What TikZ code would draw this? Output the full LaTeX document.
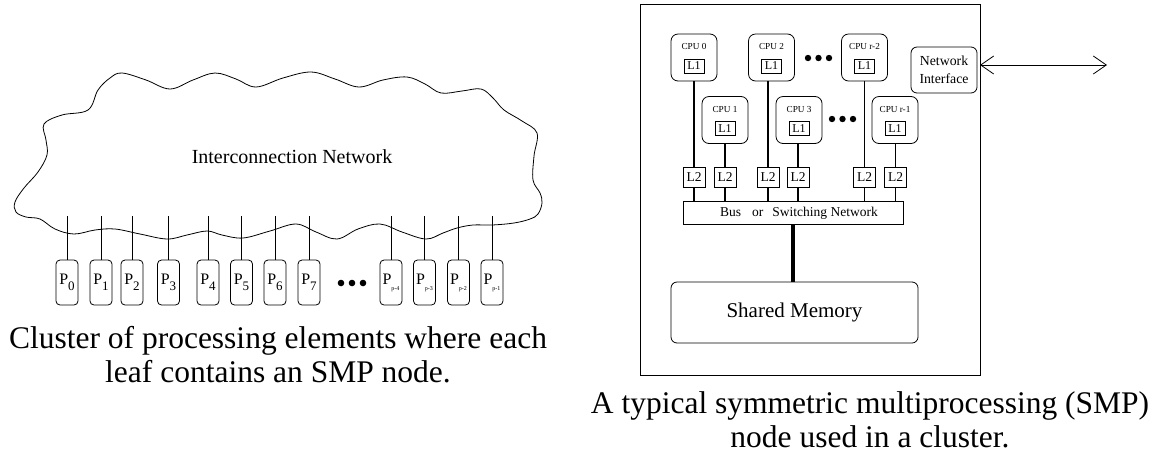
\documentclass[tikz,border=0pt]{standalone}
\usepackage{fontspec}
\setmainfont{Liberation Serif}
\usetikzlibrary{arrows.meta}

% font size helper (size = baselineskip)
\newcommand{\setfs}[1]{\fontsize{#1}{#1}\selectfont}
% processing element labels: P with a digit index or a small p-k index
\newcommand{\pdig}[1]{{\setfs{16}P}\raisebox{-6pt}{\setfs{13}#1}}
\newcommand{\pidx}[1]{{\setfs{16}P}\raisebox{-6pt}{\setfs{6}#1}}

\begin{document}
\begin{tikzpicture}[x=1pt,y=-1pt,
  every node/.style={inner sep=0pt, outer sep=0pt},
  pe/.style={draw, rounded corners=4pt, minimum width=22pt, minimum height=45pt, line width=0.8pt},
  cpu/.style={draw, rounded corners=7pt, minimum width=46pt, minimum height=47pt, line width=0.8pt},
  cpulabel/.style={font=\setfs{9.2}},
  l1box/.style={draw, minimum width=20pt, minimum height=14pt, font=\setfs{12}, line width=0.7pt},
  l2box/.style={draw, minimum width=22pt, minimum height=20pt, font=\setfs{13.5}, line width=0.7pt},
  link/.style={line width=1.8pt},
  tap/.style={line width=0.8pt},
  caption/.style={align=center, font=\fontsize{31.5}{34}\selectfont},
]
\useasboundingbox (0,0) rectangle (1158,456);

% ---------------- cluster: interconnection cloud ----------------
\draw[line width=0.8pt] plot[smooth cycle, tension=0.6] coordinates {
  (44,124) (62,115) (88,110) (98,90) (110,78) (122,73) (146,80) (170,89)
  (193,80) (215,73) (236,79) (256,87) (283,78) (311,72) (335,79) (359,87)
  (383,80) (407,77) (425,84) (441,93) (462,91) (481,89) (493,98) (504,110)
  (522,121) (537,133) (534,156) (533,180) (540,193) (542,203) (538,214)
  (530,219) (514,223) (492,225) (473,225) (457,228) (443,233) (426,239)
  (402,232) (380,224) (358,229) (337,239) (316,232) (296,224) (270,231)
  (243,238) (222,235) (207,231) (187,235) (167,239) (140,234) (115,229)
  (95,230) (74,234) (55,229) (40,219) (26,217) (16,212) (15,202) (24,188)
  (38,172) (47,155) (46,140)};
\node[font=\setfs{20}] (net) at (292,157) {Interconnection Network};

% processing elements and their taps into the network
\foreach \n/\x/\t in {0/67/\pdig{0}, 1/101/\pdig{1}, 2/132/\pdig{2}, 3/168.5/\pdig{3},
                      4/208/\pdig{4}, 5/241.5/\pdig{5}, 6/275/\pdig{6}, 7/309/\pdig{7},
                      m4/391/\pidx{p-4}, m3/424.5/\pidx{p-3}, m2/458.5/\pidx{p-2}, m1/492/\pidx{p-1}} {
  \node[pe] (p\n) at (\x,282.5) {\t};
  \coordinate (tap\n) at (\x,216);
  \draw[tap] (p\n.north) -- (tap\n);
}
\fill (341,283) circle (3.3pt) (352,283) circle (3.3pt) (363,283) circle (3.3pt);

\node[caption] (capleft) at (278,355) {Cluster of processing elements where each\\leaf contains an SMP node.};

% ---------------- SMP node ----------------
\node[draw, line width=0.8pt, minimum width=340pt, minimum height=371pt] (smp) at (810,189.5) {};

\node[draw, line width=0.8pt, minimum width=220pt, minimum height=23pt] (bus) at (793,212.5) {};
\node[font=\setfs{13.5}] (bustext) at (799,213) {Bus\hspace{11pt}or\hspace{9pt}Switching Network};

\foreach \n/\x/\y/\t/\lx in {cpu0/694/57.5/CPU 0/694, cpu1/725/120/CPU 1/725,
                             cpu2/771.5/57.5/CPU 2/768, cpu3/799/120/CPU 3/798,
                             cpur2/864.5/57.5/CPU r-2/864.5, cpur1/895/120/CPU r-1/895.5} {
  \node[cpu] (\n) at (\x,\y) {};
  \node[cpulabel] (\n-name) at (\x,{\y-11}) {\t};
  \node[l1box] (\n-l1) at (\x,{\y+8.5}) {L1};
  \node[l2box] (\n-l2) at (\lx,177) {L2};
  \draw[link] (\n.south -| \n-l2.north) -- (\n-l2.north);
  \draw[link] (\n-l2.south) -- (\n-l2.south |- bus.north);
}
\fill (808,58) circle (3.2pt) (818.5,58) circle (3.2pt) (829,58) circle (3.2pt);
\fill (832,119) circle (3.2pt) (842.5,119) circle (3.2pt) (853,119) circle (3.2pt);

\node[draw, rounded corners=6pt, line width=0.8pt, minimum width=66pt, minimum height=46pt,
      align=center, font=\fontsize{13.8}{18}\selectfont] (ni) at (944,70) {Network\\Interface};
\coordinate (wan) at (1107,65);
\draw[<->, >={Straight Barb[length=13pt,width=18pt]}, line width=0.8pt] (smp.east |- wan) -- (wan);

\node[draw, rounded corners=6pt, line width=0.8pt, minimum width=247pt, minimum height=61pt,
      font=\setfs{21}] (mem) at (794.5,312.5) {Shared Memory};
\draw[line width=4.5pt] (bus.south) -- (bus.south |- mem.north);

\node[caption] (capright) at (870,420) {A typical symmetric multiprocessing (SMP)\\node used in a cluster.};
\end{tikzpicture}
\end{document}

##############################

▶ Task objective
Print the complete listing exactly, apart from any pictures.

▶ Solution
What TikZ code would draw this? Output the full LaTeX document.
\documentclass[tikz,border=0pt]{standalone}
\usepackage{fontspec}
\setmainfont{Liberation Serif}
\usetikzlibrary{arrows.meta}

% font size helper (size = baselineskip)
\newcommand{\setfs}[1]{\fontsize{#1}{#1}\selectfont}
% processing element labels: P with a digit index or a small p-k index
\newcommand{\pdig}[1]{{\setfs{16}P}\raisebox{-6pt}{\setfs{13}#1}}
\newcommand{\pidx}[1]{{\setfs{16}P}\raisebox{-6pt}{\setfs{6}#1}}

\begin{document}
\begin{tikzpicture}[x=1pt,y=-1pt,
  every node/.style={inner sep=0pt, outer sep=0pt},
  pe/.style={draw, rounded corners=4pt, minimum width=22pt, minimum height=45pt, line width=0.8pt},
  cpu/.style={draw, rounded corners=7pt, minimum width=46pt, minimum height=47pt, line width=0.8pt},
  cpulabel/.style={font=\setfs{9.2}},
  l1box/.style={draw, minimum width=20pt, minimum height=14pt, font=\setfs{12}, line width=0.7pt},
  l2box/.style={draw, minimum width=22pt, minimum height=20pt, font=\setfs{13.5}, line width=0.7pt},
  link/.style={line width=1.8pt},
  tap/.style={line width=0.8pt},
  caption/.style={align=center, font=\fontsize{31.5}{34}\selectfont},
]
\useasboundingbox (0,0) rectangle (1158,456);

% ---------------- cluster: interconnection cloud ----------------
\draw[line width=0.8pt] plot[smooth cycle, tension=0.6] coordinates {
  (44,124) (62,115) (88,110) (98,90) (110,78) (122,73) (146,80) (170,89)
  (193,80) (215,73) (236,79) (256,87) (283,78) (311,72) (335,79) (359,87)
  (383,80) (407,77) (425,84) (441,93) (462,91) (481,89) (493,98) (504,110)
  (522,121) (537,133) (534,156) (533,180) (540,193) (542,203) (538,214)
  (530,219) (514,223) (492,225) (473,225) (457,228) (443,233) (426,239)
  (402,232) (380,224) (358,229) (337,239) (316,232) (296,224) (270,231)
  (243,238) (222,235) (207,231) (187,235) (167,239) (140,234) (115,229)
  (95,230) (74,234) (55,229) (40,219) (26,217) (16,212) (15,202) (24,188)
  (38,172) (47,155) (46,140)};
\node[font=\setfs{20}] (net) at (292,157) {Interconnection Network};

% processing elements and their taps into the network
\foreach \n/\x/\t in {0/67/\pdig{0}, 1/101/\pdig{1}, 2/132/\pdig{2}, 3/168.5/\pdig{3},
                      4/208/\pdig{4}, 5/241.5/\pdig{5}, 6/275/\pdig{6}, 7/309/\pdig{7},
                      m4/391/\pidx{p-4}, m3/424.5/\pidx{p-3}, m2/458.5/\pidx{p-2}, m1/492/\pidx{p-1}} {
  \node[pe] (p\n) at (\x,282.5) {\t};
  \coordinate (tap\n) at (\x,216);
  \draw[tap] (p\n.north) -- (tap\n);
}
\fill (341,283) circle (3.3pt) (352,283) circle (3.3pt) (363,283) circle (3.3pt);

\node[caption] (capleft) at (278,355) {Cluster of processing elements where each\\leaf contains an SMP node.};

% ---------------- SMP node ----------------
\node[draw, line width=0.8pt, minimum width=340pt, minimum height=371pt] (smp) at (810,189.5) {};

\node[draw, line width=0.8pt, minimum width=220pt, minimum height=23pt] (bus) at (793,212.5) {};
\node[font=\setfs{13.5}] (bustext) at (799,213) {Bus\hspace{11pt}or\hspace{9pt}Switching Network};

\foreach \n/\x/\y/\t/\lx in {cpu0/694/57.5/CPU 0/694, cpu1/725/120/CPU 1/725,
                             cpu2/771.5/57.5/CPU 2/768, cpu3/799/120/CPU 3/798,
                             cpur2/864.5/57.5/CPU r-2/864.5, cpur1/895/120/CPU r-1/895.5} {
  \node[cpu] (\n) at (\x,\y) {};
  \node[cpulabel] (\n-name) at (\x,{\y-11}) {\t};
  \node[l1box] (\n-l1) at (\x,{\y+8.5}) {L1};
  \node[l2box] (\n-l2) at (\lx,177) {L2};
  \draw[link] (\n.south -| \n-l2.north) -- (\n-l2.north);
  \draw[link] (\n-l2.south) -- (\n-l2.south |- bus.north);
}
\fill (808,58) circle (3.2pt) (818.5,58) circle (3.2pt) (829,58) circle (3.2pt);
\fill (832,119) circle (3.2pt) (842.5,119) circle (3.2pt) (853,119) circle (3.2pt);

\node[draw, rounded corners=6pt, line width=0.8pt, minimum width=66pt, minimum height=46pt,
      align=center, font=\fontsize{13.8}{18}\selectfont] (ni) at (944,70) {Network\\Interface};
\coordinate (wan) at (1107,65);
\draw[<->, >={Straight Barb[length=13pt,width=18pt]}, line width=0.8pt] (smp.east |- wan) -- (wan);

\node[draw, rounded corners=6pt, line width=0.8pt, minimum width=247pt, minimum height=61pt,
      font=\setfs{21}] (mem) at (794.5,312.5) {Shared Memory};
\draw[line width=4.5pt] (bus.south) -- (bus.south |- mem.north);

\node[caption] (capright) at (870,420) {A typical symmetric multiprocessing (SMP)\\node used in a cluster.};
\end{tikzpicture}
\end{document}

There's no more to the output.